The Unwind
It’s my overarching thesis that the world is in the waning days of a historic multi-decade experiment in unfettered finance. As I have posited over the years, international finance has for too long been effectively operating without constraints on either the quantity or the quality of Credit issued. From the perspective of unsound finance on a globalized basis, this period has been unique. History, however, is replete with isolated episodes of booms fueled by bouts of unsound money and Credit – monetary fiascos inevitably ending in disaster. I see discomforting confirmation that the current historic global monetary fiasco’s disaster phase is now unfolding. It is within this context that readers should view recent market instability.

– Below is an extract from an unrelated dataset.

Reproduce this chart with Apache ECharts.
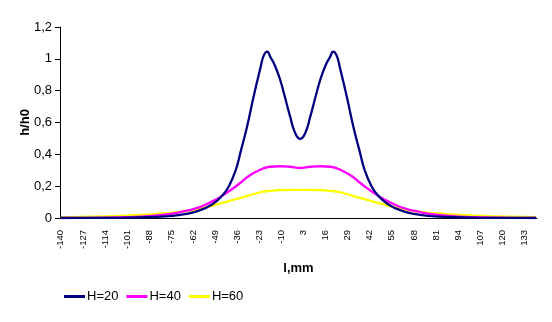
<!DOCTYPE html>
<html>
<head>
<meta charset="utf-8">
<script src="https://cdn.jsdelivr.net/npm/echarts@6/dist/echarts.min.js"></script>
<style>
html,body{margin:0;padding:0;background:#fff;}
#c{width:552px;height:322px;}
</style>
</head>
<body>
<div id="c"></div>
<script>
// x tick labels (mm)
var xTicks = [-140,-127,-114,-101,-88,-75,-62,-49,-36,-23,-10,3,16,29,42,55,68,81,94,107,120,133];
var yTickLabels = ['0','0,2','0,4','0,6','0,8','1','1,2'];

var seriesNames = ['H=20','H=40','H=60'];

// H=20
var h20x = [-140,-109,-94,-84,-75,-67,-59,-51,-45,-41,-37,-34,-30.5,-26.5,-22.5,-20.5,-18.5,-16.5,-14,-11,-8,-5,-2,1,4,7,10,13,16,18.5,20.5,22.5,24.5,28.5,32.5,36,39,43,47,53,61,69,77,86,96,111,140];
var h20y = [0,0.001,0.003,0.007,0.013,0.025,0.045,0.085,0.14,0.2,0.3,0.42,0.565,0.76,0.94,1.02,1.045,1.01,0.96,0.875,0.76,0.64,0.535,0.497,0.535,0.64,0.76,0.875,0.96,1.01,1.045,1.02,0.94,0.76,0.565,0.42,0.3,0.2,0.14,0.085,0.045,0.025,0.013,0.007,0.003,0.001,0];

// H=40
var h40x = [-140,-114,-99,-89,-79,-71,-65,-59,-54,-49,-45,-41,-37,-33,-29,-25,-21,-17,-11,-5,1,7,13,19,23,27,31,35,39,43,47,51,56,61,67,73,81,91,101,116,140];
var h40y = [0,0.002,0.006,0.011,0.021,0.034,0.048,0.065,0.088,0.115,0.14,0.168,0.198,0.232,0.265,0.29,0.31,0.322,0.325,0.322,0.314,0.322,0.325,0.322,0.31,0.29,0.265,0.232,0.198,0.168,0.14,0.115,0.088,0.065,0.048,0.034,0.021,0.011,0.006,0.002,0];

// H=60
var h60x = [-140,-124,-114,-104,-94,-84,-74,-69,-64,-59,-54,-49,-44,-39,-34,-29,-24,-19,-9,1,11,21,26,31,36,41,46,51,56,61,66,71,76,86,96,106,116,126,140];
var h60y = [0.004,0.008,0.01,0.014,0.019,0.026,0.034,0.04,0.047,0.057,0.068,0.083,0.097,0.112,0.127,0.142,0.158,0.168,0.176,0.177,0.176,0.168,0.158,0.142,0.127,0.112,0.097,0.083,0.068,0.057,0.047,0.04,0.034,0.026,0.019,0.014,0.01,0.008,0.005];

var colors = ['#000080','#FF00FF','#FFFF00'];

function pairs(xs, ys){ return xs.map(function(x,i){ return [x, ys[i]]; }); }

var FONT = "'Liberation Sans',Arial,sans-serif";

var chart = echarts.init(document.getElementById('c'), null, {renderer:'canvas'});
chart.setOption({
  animation:false,
  backgroundColor:'#fff',
  grid:{left:60, right:15, top:27, bottom:104, containLabel:false},
  xAxis:{
    type:'value', min:-140.5, max:140.5,
    name:'l,mm', nameLocation:'middle', nameGap:44, nameMoveOverlap:false,
    nameTextStyle:{fontFamily:FONT, fontWeight:'bold', fontSize:13, color:'#000'},
    axisLine:{show:true, onZero:false, lineStyle:{color:'#000', width:1}},
    axisTick:{show:false},
    splitLine:{show:false},
    axisLabel:{customValues:xTicks, rotate:90, margin:12, fontFamily:FONT, fontSize:9.5, color:'#000'}
  },
  yAxis:{
    type:'value', min:0, max:1.2, interval:0.2,
    name:'h/h0', nameLocation:'middle', nameGap:28, nameMoveOverlap:false,
    nameTextStyle:{fontFamily:FONT, fontWeight:'bold', fontSize:13, color:'#000'},
    axisLine:{show:true, onZero:false, lineStyle:{color:'#000', width:1}},
    axisTick:{show:true, length:5, lineStyle:{color:'#000'}},
    splitLine:{show:false},
    axisLabel:{margin:8, fontFamily:FONT, fontSize:13, color:'#000',
      formatter:function(v){ return yTickLabels[Math.round(v/0.2)]; }}
  },
  legend:{
    left:59, top:285, itemWidth:21, itemHeight:3, itemGap:8,
    textStyle:{fontFamily:FONT, fontSize:13, color:'#000', padding:[0,0,0,-3]},
    data:seriesNames.map(function(n){return {name:n, icon:'rect'};})
  },
  series:[
    {name:seriesNames[0], type:'line', data:pairs(h20x,h20y), smooth:0.5, symbol:'none', lineStyle:{color:colors[0], width:2.3}, itemStyle:{color:colors[0]}, z:3},
    {name:seriesNames[1], type:'line', data:pairs(h40x,h40y), smooth:0.5, symbol:'none', lineStyle:{color:colors[1], width:2.3}, itemStyle:{color:colors[1]}, z:2},
    {name:seriesNames[2], type:'line', data:pairs(h60x,h60y), smooth:0.5, symbol:'none', lineStyle:{color:colors[2], width:2.3}, itemStyle:{color:colors[2]}, z:1}
  ]
});
</script>
</body>
</html>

It’s been 25 years of analyzing U.S. finance and the great U.S. Credit Bubble. When it comes to sustaining the Credit boom, at this point we’ve seen the most extraordinary measures along with about every trick in the book. When the banking system was left severely impaired from late-eighties excess, the Greenspan Fed surreptitiously nurtured non-bank Credit expansion. There was the unprecedented GSE boom, recklessly fomented by explicit and implied Washington backing. We’ve witnessed unprecedented growth in “Wall Street finance” – securitizations and sophisticated financial instruments and vehicles. There was the explosion in hedge funds and leveraged speculation. And, of course, there’s the tangled derivatives world that ballooned to an unfathomable hundreds of Trillions. Our central bank has championed it all.
Importantly, the promotion of “market-based” finance dictated a subtle yet profound change in policymaking. A functioning New Age financial structure required that the Federal Reserve backstop the securities markets.